Affliction is God’s flail to thresh off our husks; it is a means God uses to
purge out sloth, luxury, pride, and love of the world. God’s furnace is in
Zion.
Isa 31: 5. This is not to consume, but to refine. What if we have
more affliction, if by this means we have less sin!
(3) For
augmentation; to increase the graces of the Spirit. Grace thrives most in
the iron furnace. Sharp frosts nourish the corn; so sharp afflictions
nourish grace. Grace in the saints is often as fire hid in the embers,
affliction is the bellows to blow it up into a flame. The Lord makes the
house of bondage a friend to grace. Then faith and patience act their part.
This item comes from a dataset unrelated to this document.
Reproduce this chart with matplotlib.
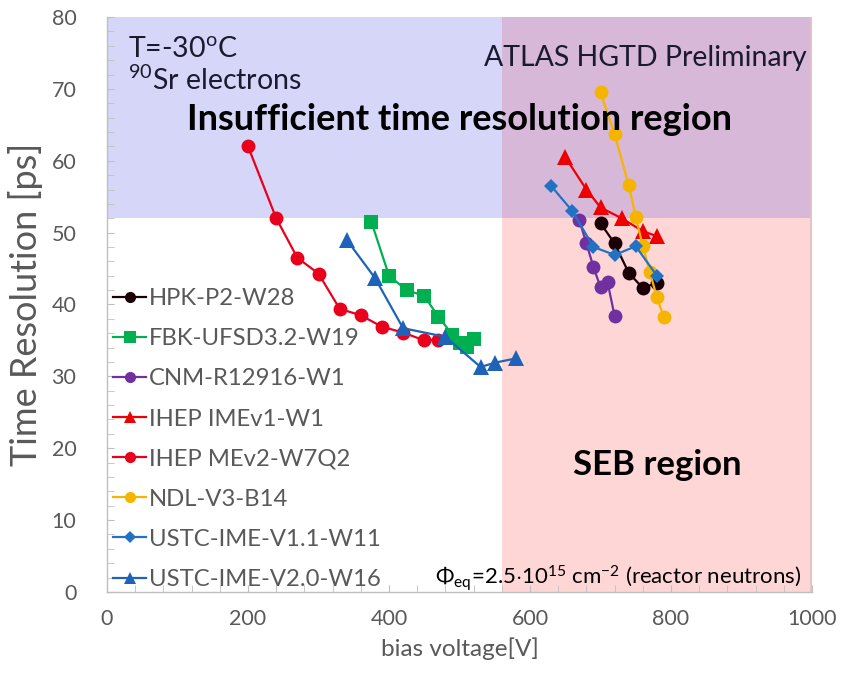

The darkness of the night cannot hinder the brightness of a star; so, the
more the diamond is cut the more it sparkles; and the more God afflicts us,
the more our graces cast a sparkling lustre.
(4) For
preparation; to fit and prepare the saints for glory.
2 Cor 4: 17. The stones which are cut out for a building, are
first hewn and squared. The godly are called ‘living stones.’
1 Pet 2: 5. God first hews and polishes them by affliction, that
they may be fit for the heavenly building. The house of bondage prepares for
the house not made with hands.
2 Cor 5: 1: The vessels of mercy are seasoned with affliction,
and then the wine of glory is poured in.
How do
the afflictions of the godly differ from the afflictions of the wicked?
(1) They
are but castigations, but those on the wicked are punishments. The one come
from a father, the other from a judge.
(2)
Afflictions on the godly are fruits of covenant-mercy.